EVANSTON, Ill. — One reason hospital staff is at an increased risk of becoming infected is due to lack of protective gear. Necessity is the mother of invention as Northwestern is now 3D printing its own masks to provide a shield from viral droplets that cause COVID-19.
Nano science is Dr. Chad Mirkin’s specialty. The Northwestern University researcher has spent decades developing miniature structures so tiny and stealth some can cross the blood-brain barrier to destroy cancer cells. but this project strayed from that path – the original model standing tall at 13-feet, it can spit out an object the size of an adult human in a matter of hours.
“For us it was a way to help but also a way to show the world this is not pie-in-the-sky stuff anymore we have ability to manufacture things that are important and in this case where people need things in a crisis this is the perfect application of 3D printing,” Mirkin said.
Mirkin and his team put a second-generation version of the printer, an 8-foot model, to work last week.
“Literally last week a co-worker, a guy named David Walker, looked at this and said hey we could really use our printer to impact the COVID crisis by printing tools and equipment that hospitals are going to need,” Mirkin said.
One of the things they are printing are plastic face shields.
“Here’s a face mask printed with our printer and we can crank out with current instrument about a thousand of these a day we’re going to be building new printers that allow us 2,000 a day and those will be up and online in a few weeks,” Mirkin said.
Mirkin says his team is running prototypes in multiple shifts – tweaking specs and testing the machine he says can do the work of 200 conventional 3d printers.

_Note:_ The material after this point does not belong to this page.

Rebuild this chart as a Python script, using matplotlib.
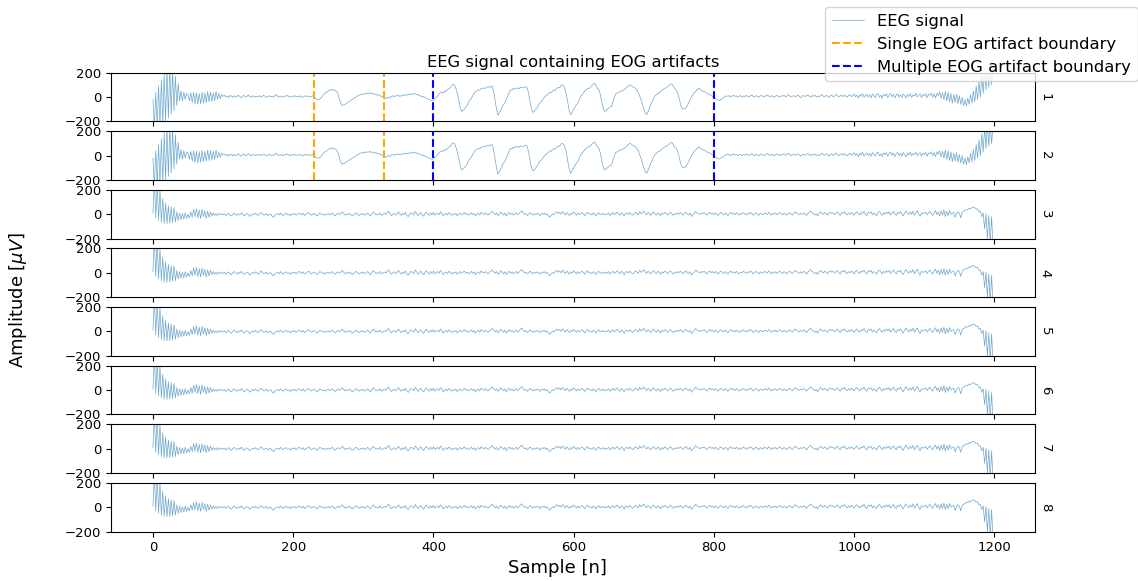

“We’re focusing on things the smaller printers just won’t have the throughput to deal with that includes shields goggles and even parts of respirators,” he said.
He said they want to be ready when the need is there and they know that the need is coming.
At the end of the day, regulation is going to impact how quickly they can get their face shields into the hands and on the heads of those who need them most.
The team is working with local hospitals and Harvard Mass General Hospital to figure out what healthcare workers can use and what they can’t.